On Monday, October 9, 1933, during the First Called Session, Representative Burns offered a simple resolution [#32 according to the committee report] proposing that the House Appropriations Committee investigate reports inferring that certain members of the Livestock Sanitary Commission, and possibly other governmental departments, were engaged in trafficking and selling jobs. The resolution was adopted immediately with the amendment that it was to report back to the Legislature by Friday, October 13th (the last day of the First Called Session of the 43rd Legislature). The Committee heard testimony during that week and reported back that the testimony strongly implicated Dr. E.F. Jarrell, a member of the Livestock Sanitary Commission, in the sale of state jobs and specified how the sales appeared to have been conducted. The Committee believed they had enough information to officially charge Jarrell with such transactions, but he had just submitted his resignation to the Governor and to pursue the matter further, beyond turning the evidence over to county authorities and grand juries, would be a waste of the Legislature's time. However, the report recommended that the committee continue its work until January 1, 1934 to investigate rumors and statements that similar job selling was occurring in other state departments.
Later that day, October 13th, Representative Burns resubmitted the resolution proposing the original investigation by the Appropriations Committee (on this occasion it was numbered Simple Resolution 45) in order to provide the authority to continue the investigation. The resolution passed again, but was amended to stipulate that the committee should not be composed of the Appropriations Committee but should contain five Representatives to be selected by the Speaker of the House. The new committee, composed of Representatives Burns, Graves (Chair), Chastain, Long, and Daniel, most if not all of whom were also members of the Appropriations Committee, became the House Committee to Investigate Job Selling.
The Job Selling committee met in Austin and Laredo during November and December of 1933 to take testimony from various witnesses. It submitted its report to the Second Called Session of the 43rd Legislature on February 15, 1934. The report stated, among other things, that “there was a state-wide traffic in the selling of state positions” and that there was no way of telling how pervasive the problem was since the only witnesses who were candid were those who had paid for jobs and not received them.
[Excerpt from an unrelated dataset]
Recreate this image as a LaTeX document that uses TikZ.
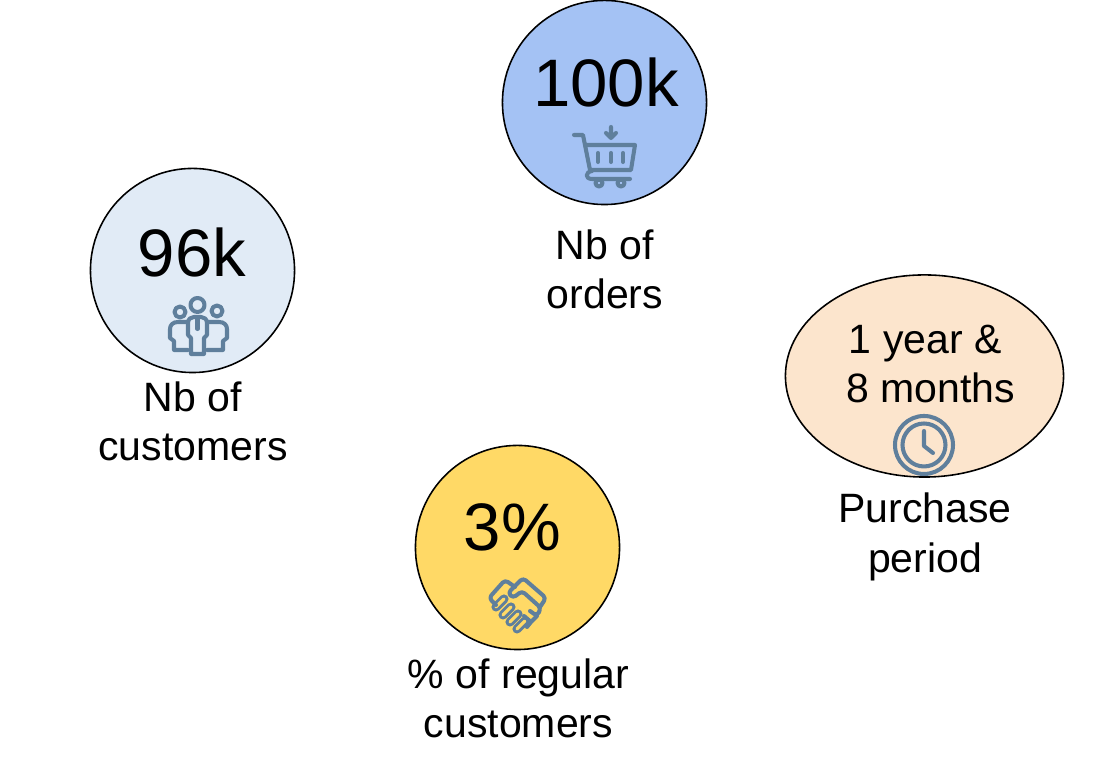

The committee recommended that the next session of the Legislature prepare and pass a bill making it a felony to engage in anything resembling exchanging state jobs for money or other goods of value.
Records consist of two reports, 1933-1934, created by the Texas Legislature's House Committee to Investigate Job Selling. The committee was to investigate reports and allegations of Texas state officials and employees exchanging jobs for money and/or other goods of value. The first report may be the original report delivered by the committee to the Legislature. The document is signed by four of the committee members and shows signs of source editing. The second report is larger, containing testimony, exhibits, and minutes that document the whole of the committee's work. The second report also contains a copy of the report to the Legislature.
To prepare this inventory, the described materials were cursorily reviewed to delineate series, to confirm the accuracy of contents lists, to provide an estimate of dates covered, and to determine record types.
Restrictions on Access
Restrictions on Use
(Identify the item), Reports, Committee to Investigate Job Selling, House of Representatives, Texas Legislature. Archives and Information Services Division, Texas State Library and Archives Commission.
Accession number: 2000/183
These records were transferred to the Archives and Information Services Division of the Texas State Library and Archives Commission by the Texas Secretary of State on May 23, 1940, but the records were not assigned an accession number until 1982. For purposes of control an individual accession number was assigned to this set of proceedings on August, 7, 2000.